SHORT EXERCISE: Retype nothing but the lines from the start of the material up to and including the line with "const fmtPct = v". Pictures don't belong in the copy.

SUPPLIED MATERIAL:
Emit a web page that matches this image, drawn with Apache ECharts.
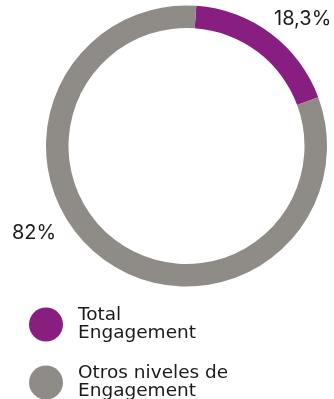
<!DOCTYPE html>
<html>
<head>
<meta charset="utf-8">
<script src="https://cdn.jsdelivr.net/npm/echarts@6/dist/echarts.min.js"></script>
<style>
  html, body { margin: 0; padding: 0; background: #ffffff; }
  #chart { width: 334px; height: 399px; }
</style>
</head>
<body>
<div id="chart"></div>
<script>
// Engagement share, two segments of a ring
const categories = ['Total\nEngagement', 'Otros niveles de\nEngagement'];
const values = [18.3, 82];
const colors = ['#871E80', '#8F8B86'];

// Where each percentage label sits (absolute pixels)
const labelSpots = [
  { x: 274, y: 19, align: 'left' },
  { x: 12, y: 233, align: 'left' }
];
// Top edge of each legend entry
const legendTops = [306, 364];

const LABEL_FONT = 'Inter, "Noto Sans", sans-serif';
const LEGEND_FONT = '"DejaVu Sans", sans-serif';

const chart = echarts.init(document.getElementById('chart'), null, { renderer: 'canvas' });

const fmtPct = v => String(v).replace('.', ',') + '%';

// one legend block per category, stacked vertically
const legends = categories.map((name, i) => ({
  orient: 'vertical',
  left: 29,
  top: legendTops[i],
  padding: 0,
  icon: 'circle',
  itemWidth: 34,
  itemHeight: 34,
  selectedMode: false,
  textStyle: {
    fontFamily: LEGEND_FONT,
    fontSize: 18.5,
    lineHeight: 18,
    color: '#1a1a1a',
    padding: [0, 0, 0, 10]
  },
  data: [name]
}));

chart.setOption({
  animation: false,
  backgroundColor: '#ffffff',
  legend: legends,
  series: [{
    type: 'pie',
    center: [186.5, 146],
    radius: [118, 140.5],
    startAngle: 86,
    clockwise: true,
    avoidLabelOverlap: false,
    silent: true,
    data: categories.map((name, i) => ({
      name: name,
      value: values[i],
      itemStyle: { color: colors[i] }
    })),
    label: {
      show: true,
      position: 'outside',
      formatter: p => fmtPct(p.value),
      fontFamily: LABEL_FONT,
      fontSize: 20,
      color: '#1a1a1a'
    },
    labelLine: { show: false },
    labelLayout: params => {
      const s = labelSpots[params.dataIndex];
      return { x: s.x, y: s.y, align: s.align, verticalAlign: 'middle' };
    }
  }]
});
</script>
</body>
</html>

CORRECT ANSWER:
Emit a web page that matches this image, drawn with Apache ECharts.
<!DOCTYPE html>
<html>
<head>
<meta charset="utf-8">
<script src="https://cdn.jsdelivr.net/npm/echarts@6/dist/echarts.min.js"></script>
<style>
  html, body { margin: 0; padding: 0; background: #ffffff; }
  #chart { width: 334px; height: 399px; }
</style>
</head>
<body>
<div id="chart"></div>
<script>
// Engagement share, two segments of a ring
const categories = ['Total\nEngagement', 'Otros niveles de\nEngagement'];
const values = [18.3, 82];
const colors = ['#871E80', '#8F8B86'];

// Where each percentage label sits (absolute pixels)
const labelSpots = [
  { x: 274, y: 19, align: 'left' },
  { x: 12, y: 233, align: 'left' }
];
// Top edge of each legend entry
const legendTops = [306, 364];

const LABEL_FONT = 'Inter, "Noto Sans", sans-serif';
const LEGEND_FONT = '"DejaVu Sans", sans-serif';

const chart = echarts.init(document.getElementById('chart'), null, { renderer: 'canvas' });

const fmtPct = v => String(v).replace('.', ',') + '%';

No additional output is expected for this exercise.